What the breakfast bowl teaches a city
The Asian breakfast soup tradition is, more than anything, a public-space institution. It requires stalls, counters, plastic stools, shared tables. It assumes that strangers will eat side by side without speaking, that the morning is a quiet ritual rather than a domestic one, and that the bowl in front of you is the beginning of a relationship between you and a vendor that may last decades.
Western cities have largely lost this. The closest analogues, working-class diners and bagel counters, have shrunk under property pressure and changing rhythms of work.
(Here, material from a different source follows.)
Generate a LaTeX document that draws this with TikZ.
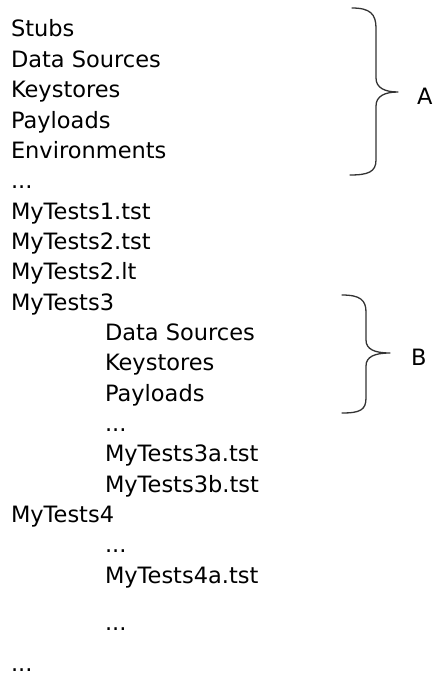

Asia has held on, partly through density, partly through cultural conservatism, partly through the simple economic fact that a 50,000-dong bowl of pho or a 600-yen morning ramen is still cheaper, faster and more nourishing than the alternatives.
How to eat a breakfast bowl, anywhere in Asia
- Arrive between 06:30 and 08:00. The broth is freshest, the noodles cooked to the most attentive standard.
- Sit alone. Talking partners diminish your attention to the bowl, which is the point.
- Tip with completion, not money. An empty bowl is the highest praise.
- Return. The third visit is when the vendor begins to remember you.
Back in Hanoi, the woman at the corner stall has reached bowl number sixty-three. The stool I am sitting on has been used by perhaps two hundred different people this morning. The broth in front of me is, I am told, identical to the broth her mother served in this same alley in 1987. None of this is sentimental. It is simply how a city wakes up, in a part of the world that has not yet decided that breakfast is a private matter.